The line containing "ax.set_ylim(ymin, ymax)" marks the end: extract everything from the first line of the data through that line, exactly, with no pictures.

● ● ● ● ● ● ●

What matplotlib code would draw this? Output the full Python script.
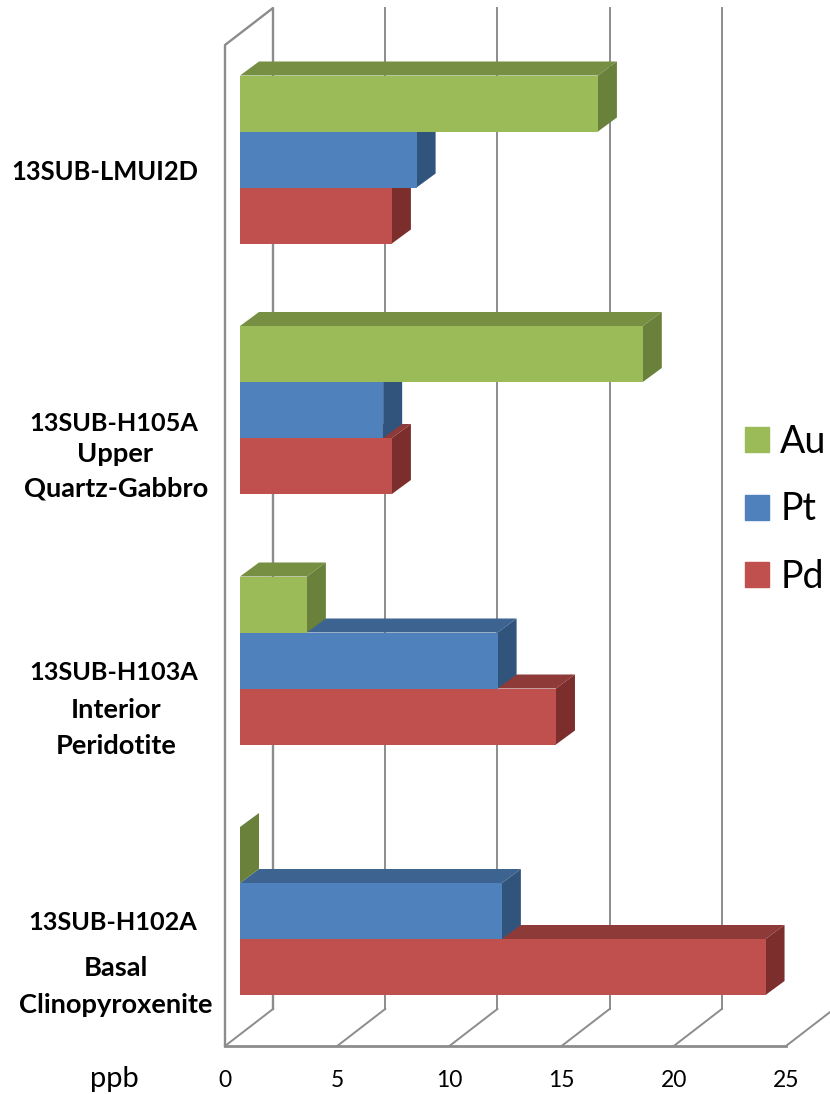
import matplotlib.pyplot as plt
from matplotlib.patches import Polygon, Patch

plt.rcParams['font.family'] = ['Lato', 'DejaVu Sans']

# Data (bottom group first)
samples = ['13SUB-H102A', '13SUB-H103A', '13SUB-H105A', '13SUB-LMUI2D']
au = [0, 2.98, 17.95, 15.95]
pt = [11.67, 11.48, 6.38, 7.87]
pd = [23.42, 14.08, 6.77, 6.77]
ticks = [0, 5, 10, 15, 20, 25]

W, H = 830, 1094
LEFT, RIGHT, FLOOR, TOP = 225, 786, 1046, 8
PX_X = (RIGHT - LEFT) / 25.0    # pixels per ppb
PX_Y = 250.5                    # pixels per category

# Depth of the 3D box and of the bars, in data units
wall_dx = 48 / PX_X
wall_dy = 37 / PX_Y
bar_dx = 19 / PX_X
bar_dy = 14 / PX_Y
bar_x0 = 15 / PX_X
bar_h = 56 / PX_Y

# colours: front, top, side
green = ('#9BBB59', '#768F43', '#6A813B')
blue = ('#4F81BD', '#3D6390', '#31547C')
red = ('#C0504D', '#8E3A38', '#7B2E2C')
grid = '#8C8C8C'

fig = plt.figure(figsize=(W / 100, H / 100), dpi=100)
ax = fig.add_axes([LEFT / W, 1 - FLOOR / H, (RIGHT - LEFT) / W, (FLOOR - TOP) / H])
ymin = (911 - FLOOR) / PX_Y
ymax = (911 - TOP) / PX_Y
ax.set_xlim(0, 25)
ax.set_ylim(ymin, ymax)

for s in ['top', 'right', 'left']:
    ax.spines[s].set_visible(False)
ax.spines['bottom'].set_color(grid)
ax.spines['bottom'].set_linewidth(2)
ax.set_yticks([])
ax.set_xticks(ticks)
ax.tick_params(axis='x', length=0, pad=17, labelsize=16.5)

# Walls and gridlines of the box
top_front = (911 - 45) / PX_Y
ax.plot([0, 0, wall_dx, wall_dx], [ymin, top_front, ymax, ymin + wall_dy], color=grid, lw=1.7, clip_on=False, zorder=1)
for t in ticks:
    if t > 0 and t < 25:
        ax.plot([t + wall_dx, t + wall_dx], [ymax, ymin + wall_dy], color=grid, lw=1.4, clip_on=False, zorder=1)
    ax.plot([t, t + wall_dx], [ymin, ymin + wall_dy], color=grid, lw=1.4, clip_on=False, zorder=1)


def bar3d(value, y, cols, z):
    x0 = bar_x0
    x1 = bar_x0 + value
    y0 = y - bar_h / 2
    y1 = y + bar_h / 2
    faces = [
        ([(x0, y1), (x1, y1), (x1 + bar_dx, y1 + bar_dy), (x0 + bar_dx, y1 + bar_dy)], cols[1]),
        ([(x1, y0), (x1 + bar_dx, y0 + bar_dy), (x1 + bar_dx, y1 + bar_dy), (x1, y1)], cols[2]),
        ([(x0, y0), (x1, y0), (x1, y1), (x0, y1)], cols[0]),
    ]
    for pts, c in faces:
        ax.add_patch(Polygon(pts, closed=True, facecolor=c, edgecolor='none', clip_on=False, zorder=z))


# Pd first, Au last, so upper bars overlap the lower ones
for i in range(len(samples)):
    bar3d(pd[i], i - bar_h, red, 2 + i * 3)
    bar3d(pt[i], i, blue, 3 + i * 3)
    bar3d(au[i], i + bar_h, green, 4 + i * 3)

# Category labels: sample ids and rock names
labels = [
    ('13SUB-LMUI2D', 105, 172, 18.4),
    ('13SUB-H105A', 114, 423, 18.2),
    ('Upper', 115, 454, 19.6),
    ('Quartz-Gabbro', 116, 488, 19.6),
    ('13SUB-H103A', 114, 672, 18.2),
    ('Interior', 116, 710, 19.6),
    ('Peridotite', 116, 746, 19.6),
    ('13SUB-H102A', 113, 923, 18.2),
    ('Basal', 116, 968, 19.6),
    ('Clinopyroxenite', 116, 1005, 19.6),
]
for txt, x, y, size in labels:
    fig.text(x / W, 1 - y / H, txt, ha='center', va='center', fontsize=size, fontweight='bold', color='black')

fig.text(114 / W, 1 - 1079 / H, 'ppb', ha='center', va='center', fontsize=21, color='black')

# Legend
handles = [Patch(color=green[0], label='Au'), Patch(color=blue[0], label='Pt'), Patch(color=red[0], label='Pd')]
fig.legend(handles=handles, loc='upper left', bbox_to_anchor=(745 / W, 1 - 424 / H), frameon=False,
           fontsize=27, handlelength=0.64, handleheight=0.64, handletextpad=0.3, labelspacing=0.835,
           borderpad=0, borderaxespad=0)

fig.savefig('out.png', dpi=100)
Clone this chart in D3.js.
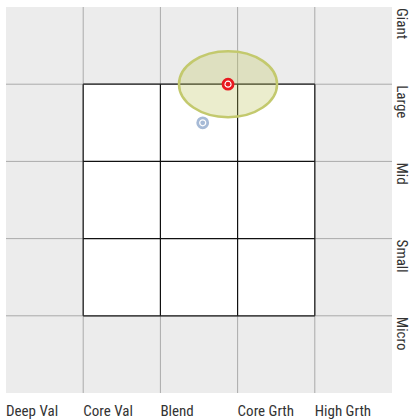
<!DOCTYPE html>
<html>
<head>
<meta charset="utf-8">
<script src="https://cdn.jsdelivr.net/npm/d3@7"></script>
<style>
  body { margin: 0; background: #fff; }
  text { font-family: "Roboto Condensed", "Liberation Sans Narrow", "Roboto", sans-serif; fill: #333; }
</style>
</head>
<body>
<svg id="chart" width="410" height="420"></svg>
<script>
// style box categories (left to right) and size categories (top to bottom)
const styles = ["Deep Val", "Core Val", "Blend", "Core Grth", "High Grth"];
const sizes = ["Giant", "Large", "Mid", "Small", "Micro"];

// points in box units (x from left edge, y from bottom edge)
const pointNames = ["fund", "benchmark"];
const pointX = [2.876, 2.548];
const pointY = [4.0, 3.5];
// ownership zone ellipse around the fund
const zoneCenter = [2.876, 4.0];
const zoneRadius = [0.635, 0.427];

const svg = d3.select("#chart");
const x = d3.scaleLinear().domain([0, 5]).range([6, 392]);
const y = d3.scaleLinear().domain([0, 5]).range([393, 7]);

const g = svg.append("g");

// outer gray background
g.append("rect")
  .attr("x", x(0)).attr("y", y(5))
  .attr("width", x(5) - x(0)).attr("height", y(0) - y(5))
  .attr("fill", "#ececec");

// gray grid lines over the full box
const ticks = d3.range(1, 5);
g.selectAll("line.vg").data(ticks).enter().append("line")
  .attr("x1", d => x(d)).attr("x2", d => x(d))
  .attr("y1", y(5)).attr("y2", y(0))
  .attr("stroke", "#aaa").attr("stroke-width", 1);
g.selectAll("line.hg").data(ticks).enter().append("line")
  .attr("y1", d => y(d)).attr("y2", d => y(d))
  .attr("x1", x(0)).attr("x2", x(5))
  .attr("stroke", "#aaa").attr("stroke-width", 1);

// inner 3x3 white box
g.append("rect")
  .attr("x", x(1)).attr("y", y(4))
  .attr("width", x(4) - x(1)).attr("height", y(1) - y(4))
  .attr("fill", "#fff");
g.selectAll("line.vi").data(ticks).enter().append("line")
  .attr("x1", d => x(d)).attr("x2", d => x(d))
  .attr("y1", y(4)).attr("y2", y(1))
  .attr("stroke", "#111").attr("stroke-width", 1.2);
g.selectAll("line.hi").data(ticks).enter().append("line")
  .attr("y1", d => y(d)).attr("y2", d => y(d))
  .attr("x1", x(1)).attr("x2", x(4))
  .attr("stroke", "#111").attr("stroke-width", 1.2);

// ownership zone
g.append("ellipse")
  .attr("cx", x(zoneCenter[0])).attr("cy", y(zoneCenter[1]))
  .attr("rx", x(zoneRadius[0]) - x(0)).attr("ry", y(0) - y(zoneRadius[1]))
  .attr("fill", "rgba(190,196,90,0.3)")
  .attr("stroke", "#c3c96d").attr("stroke-width", 2.5);

// points (target markers)
const colors = ["#e8191f", "#a6bad6"];
const pts = g.selectAll("g.pt").data(pointNames).enter().append("g")
  .attr("transform", (d, i) => `translate(${x(pointX[i])},${y(pointY[i])})`);
pts.append("circle").attr("r", 5).attr("fill", "#fff")
  .attr("stroke", (d, i) => colors[i]).attr("stroke-width", 2.8);
pts.append("circle").attr("r", 2.4).attr("fill", (d, i) => colors[i]);

// x labels, left aligned in each column
g.selectAll("text.xl").data(styles).enter().append("text")
  .attr("x", (d, i) => x(i)).attr("y", 416)
  .attr("font-size", 15)
  .text(d => d);

// right labels rotated, starting at top of each row
g.selectAll("text.yl").data(sizes).enter().append("text")
  .attr("transform", (d, i) => `translate(397,${y(5 - i) + 1}) rotate(90)`)
  .attr("font-size", 15)
  .text(d => d);
</script>
</body>
</html>
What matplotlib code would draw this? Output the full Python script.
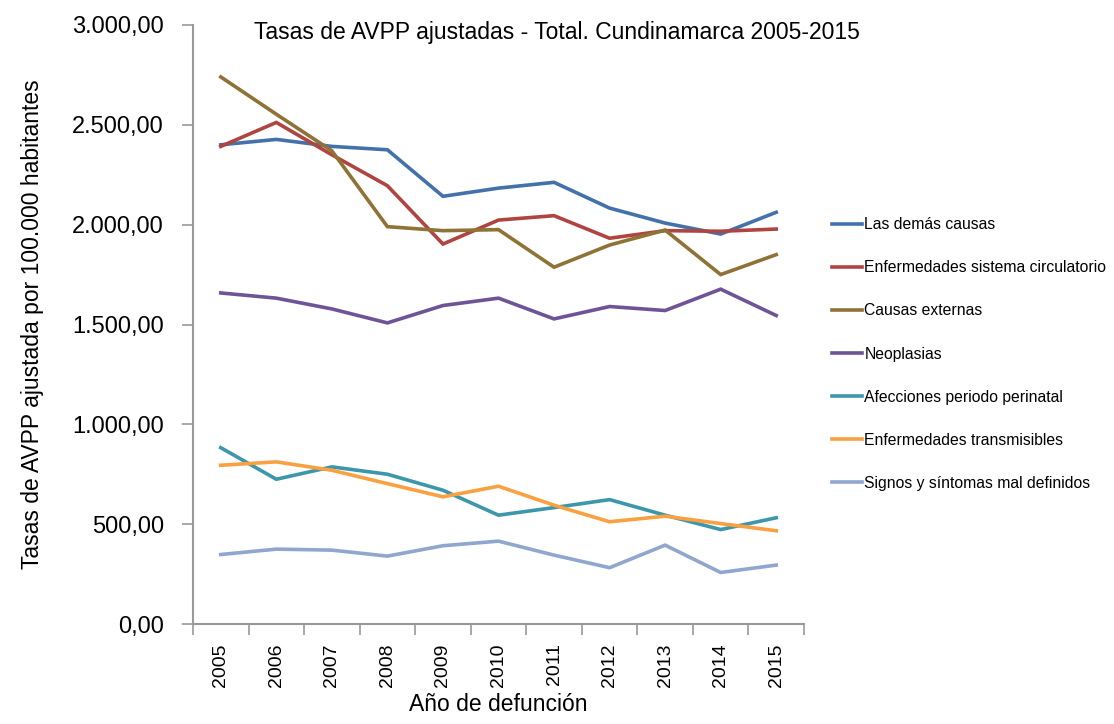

● ● ● ● ● ● ●

▸ **Task solution**
What matplotlib code would draw this? Output the full Python script.
import matplotlib.pyplot as plt
from matplotlib.patches import Polygon, Patch

plt.rcParams['font.family'] = ['Lato', 'DejaVu Sans']

# Data (bottom group first)
samples = ['13SUB-H102A', '13SUB-H103A', '13SUB-H105A', '13SUB-LMUI2D']
au = [0, 2.98, 17.95, 15.95]
pt = [11.67, 11.48, 6.38, 7.87]
pd = [23.42, 14.08, 6.77, 6.77]
ticks = [0, 5, 10, 15, 20, 25]

W, H = 830, 1094
LEFT, RIGHT, FLOOR, TOP = 225, 786, 1046, 8
PX_X = (RIGHT - LEFT) / 25.0    # pixels per ppb
PX_Y = 250.5                    # pixels per category

# Depth of the 3D box and of the bars, in data units
wall_dx = 48 / PX_X
wall_dy = 37 / PX_Y
bar_dx = 19 / PX_X
bar_dy = 14 / PX_Y
bar_x0 = 15 / PX_X
bar_h = 56 / PX_Y

# colours: front, top, side
green = ('#9BBB59', '#768F43', '#6A813B')
blue = ('#4F81BD', '#3D6390', '#31547C')
red = ('#C0504D', '#8E3A38', '#7B2E2C')
grid = '#8C8C8C'

fig = plt.figure(figsize=(W / 100, H / 100), dpi=100)
ax = fig.add_axes([LEFT / W, 1 - FLOOR / H, (RIGHT - LEFT) / W, (FLOOR - TOP) / H])
ymin = (911 - FLOOR) / PX_Y
ymax = (911 - TOP) / PX_Y
ax.set_xlim(0, 25)
ax.set_ylim(ymin, ymax)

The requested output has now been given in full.